A circular waste management system is a sustainable system in which waste generation is minimized, waste collection schemes reach the entire population, open burning of waste and littering is eliminated, waste is diverted from landfills, materials are reused and recycled, and as a last resort, refuse is efficiently incinerated to generate energy.
By contrasting different scenarios, the researchers for instance found that the sustainability scenario (SSP1) – a scenario that envisions a world that emphasizes more inclusive development that respects environmental boundaries – could bring major and earlier co-benefits compared to scenarios in which inequalities are reduced but pollution control measures focus on treating pollutants in a separate process after they are produced. In this scenario, the researchers estimate it would be possible to eliminate open burning of waste before 2050, thereby eradicating this source of air pollution.

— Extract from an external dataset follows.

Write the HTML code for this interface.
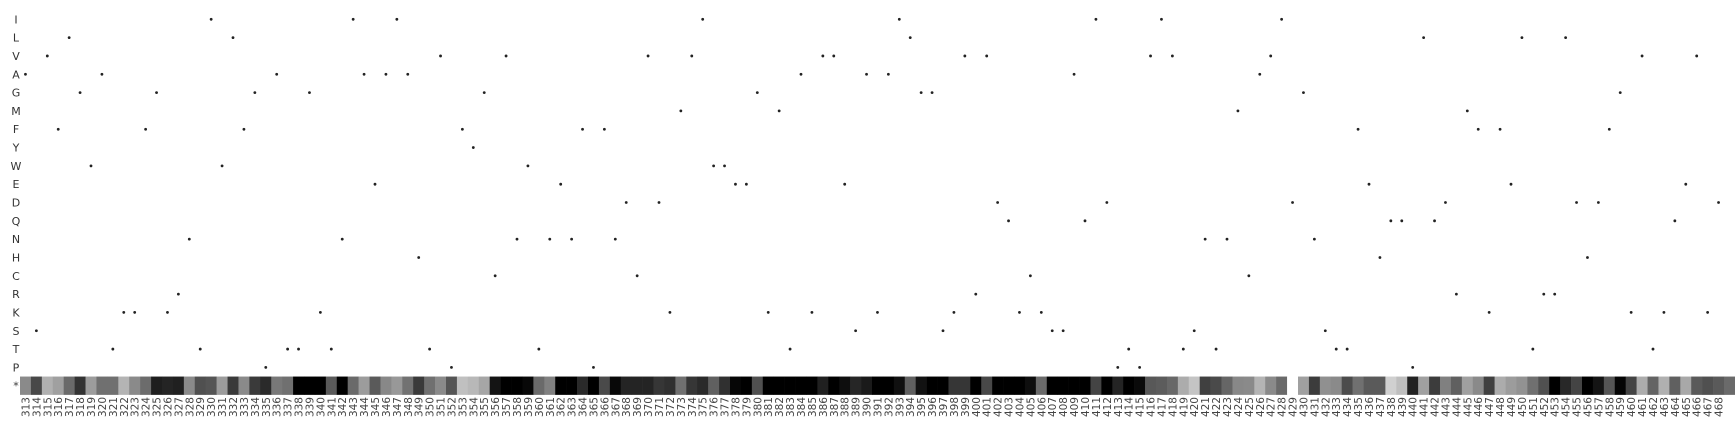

While it will not be possible to completely eliminate methane and CO2 emissions from municipal solid waste, the researchers point out that based on the fact that the maximum technical abatement potential globally is assessed at about 205 Tg of methane in 2050 – where 1 Tg = 1 million tons – the reduction of emissions from municipal solid waste could ultimately account for almost a quarter of this. This highlights the need for fast and bold action to reduce and divert waste from landfills, increase reuse and recycling, and to promote technologies with carbon capture and storage.
The researchers found that variations in socioeconomic assumptions underlying each of the SSPs lead to significant differences in future municipal waste management flows. They estimate that the lowest quantities of solid waste generation are expected in SSP3 (where countries focus on achieving energy and food security goals within their own regions at the expense of broader-based development) and SSP4 (a scenario marked by high inequality) due to slow economic growth and large inequalities between regions.

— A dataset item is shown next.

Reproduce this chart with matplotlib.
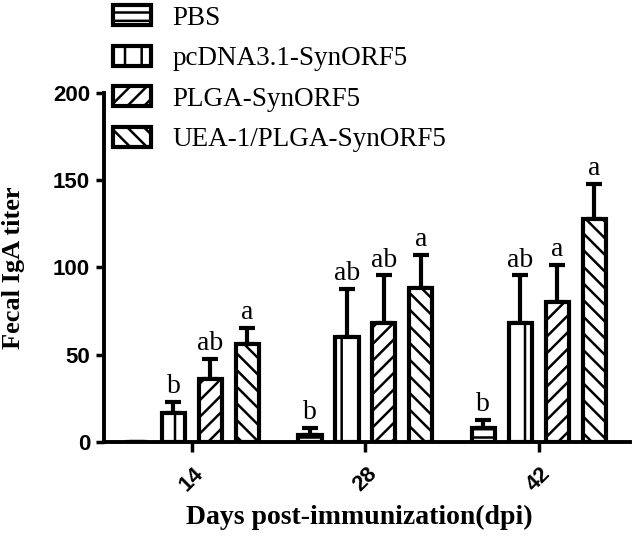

The results further indicate that lower purchasing power in low-income regions will reduce the acquisition of goods, thereby reducing the amount of municipal solid waste generated. By contrast, the highest level of municipal solid waste generation is expected in the SSP5 scenario (a world that depends on competitive markets, innovation, and participatory societies to produce rapid technological progress for sustainable development) concomitant with the steep rise in both income and urbanization rates.
According to the authors, waste reduction together with the adoption of circular waste management systems will deliver a broad range of co-benefits including reduction of greenhouse gas emissions, air and water pollution, while also supporting the realization of the Sustainable Development Goals (SDGs). For example, SDG target 6.3, which aims to improve water quality by reducing pollution, eliminating dumping, and minimizing the release of hazardous chemicals and materials by 2030, can only be achieved through more ambitious municipal solid waste reduction targets. Importantly, the scenarios developed allow systematically exploring the benefits from improving municipal waste management systems at a global scale and highlights what political and technical actions can be taken in the waste sector on the path towards a circular economy.
"We are confident that our detailed representation of the municipal solid waste sector and associated emissions and mitigation potentials can be used as input to Integrated Assessments Models (IAMs) and applied to develop emission scenarios for the Intergovernmental Panel on Climate Change (IPCC). Our work can also be used to support regional and local scale air- and water pollution studies, and inform local and national governments about the likely developments, environmental consequences, and mitigation opportunities in the municipal solid waste management sector," Gómez-Sanabria concludes.